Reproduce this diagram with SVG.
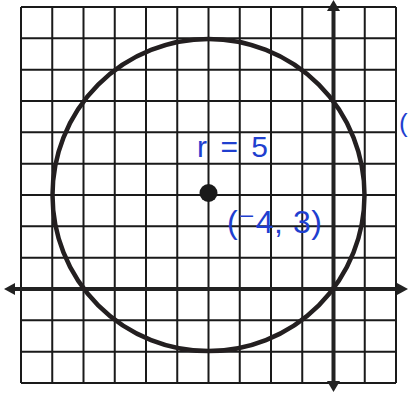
<svg xmlns="http://www.w3.org/2000/svg" width="409" height="393" viewBox="0 0 409 393">
<defs>
<style>
.grid{stroke:#1a1a1a;stroke-width:2;fill:none}
.axis{stroke:#222;stroke-width:4;fill:none}
.head{fill:#222}
.hand{fill:#1f3fcf;font-family:"Liberation Sans","DejaVu Sans",sans-serif}
</style>
</defs>
<rect width="409" height="393" fill="#fff"/>
<g id="grid" class="grid">
<path d="M21,7V383M52.25,7V383M83.5,7V383M114.75,7V383M146,7V383M177.25,7V383M208.5,7V383M239.75,7V383M271,7V383M302.25,7V383M364.75,7V383M396,7V383"/>
<path d="M21,7H396M21,38.33H396M21,69.67H396M21,101H396M21,132.33H396M21,163.67H396M21,195H396M21,226.33H396M21,257.67H396M21,320.33H396M21,351.67H396M21,383H396"/>
</g>
<g id="axes">
<path class="axis" d="M333.5,8V384"/>
<path class="axis" d="M12,289H400"/>
<polygon class="head" points="333.5,0 327,11 340,11"/>
<polygon class="head" points="333.5,392 327,381 340,381"/>
<polygon class="head" points="4,289 15,283 15,295"/>
<polygon class="head" points="408,289 397,283 397,295"/>
</g>
<g id="circle">
<circle cx="208.5" cy="195" r="156" fill="none" stroke="#231f20" stroke-width="4.5"/>
</g>
<g id="center">
<circle cx="208.5" cy="193" r="9" fill="#1a1a1a"/>
</g>
<g id="labels">
<text class="hand" x="197" y="157" font-size="30" textLength="71" lengthAdjust="spacing">r=5</text>
<text class="hand" x="227" y="233" font-size="32" textLength="95" lengthAdjust="spacing">(⁻4, 3)</text>
<text class="hand" x="399" y="132" font-size="26">(</text>
</g>
</svg>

AIM OF THE TASK
Each line of the data is to be duplicated exactly; pictures stay out of the copy.

ANSWER TO THIS EXERCISE
Reproduce this diagram with SVG.
<svg xmlns="http://www.w3.org/2000/svg" width="409" height="393" viewBox="0 0 409 393">
<defs>
<style>
.grid{stroke:#1a1a1a;stroke-width:2;fill:none}
.axis{stroke:#222;stroke-width:4;fill:none}
.head{fill:#222}
.hand{fill:#1f3fcf;font-family:"Liberation Sans","DejaVu Sans",sans-serif}
</style>
</defs>
<rect width="409" height="393" fill="#fff"/>
<g id="grid" class="grid">
<path d="M21,7V383M52.25,7V383M83.5,7V383M114.75,7V383M146,7V383M177.25,7V383M208.5,7V383M239.75,7V383M271,7V383M302.25,7V383M364.75,7V383M396,7V383"/>
<path d="M21,7H396M21,38.33H396M21,69.67H396M21,101H396M21,132.33H396M21,163.67H396M21,195H396M21,226.33H396M21,257.67H396M21,320.33H396M21,351.67H396M21,383H396"/>
</g>
<g id="axes">
<path class="axis" d="M333.5,8V384"/>
<path class="axis" d="M12,289H400"/>
<polygon class="head" points="333.5,0 327,11 340,11"/>
<polygon class="head" points="333.5,392 327,381 340,381"/>
<polygon class="head" points="4,289 15,283 15,295"/>
<polygon class="head" points="408,289 397,283 397,295"/>
</g>
<g id="circle">
<circle cx="208.5" cy="195" r="156" fill="none" stroke="#231f20" stroke-width="4.5"/>
</g>
<g id="center">
<circle cx="208.5" cy="193" r="9" fill="#1a1a1a"/>
</g>
<g id="labels">
<text class="hand" x="197" y="157" font-size="30" textLength="71" lengthAdjust="spacing">r=5</text>
<text class="hand" x="227" y="233" font-size="32" textLength="95" lengthAdjust="spacing">(⁻4, 3)</text>
<text class="hand" x="399" y="132" font-size="26">(</text>
</g>
</svg>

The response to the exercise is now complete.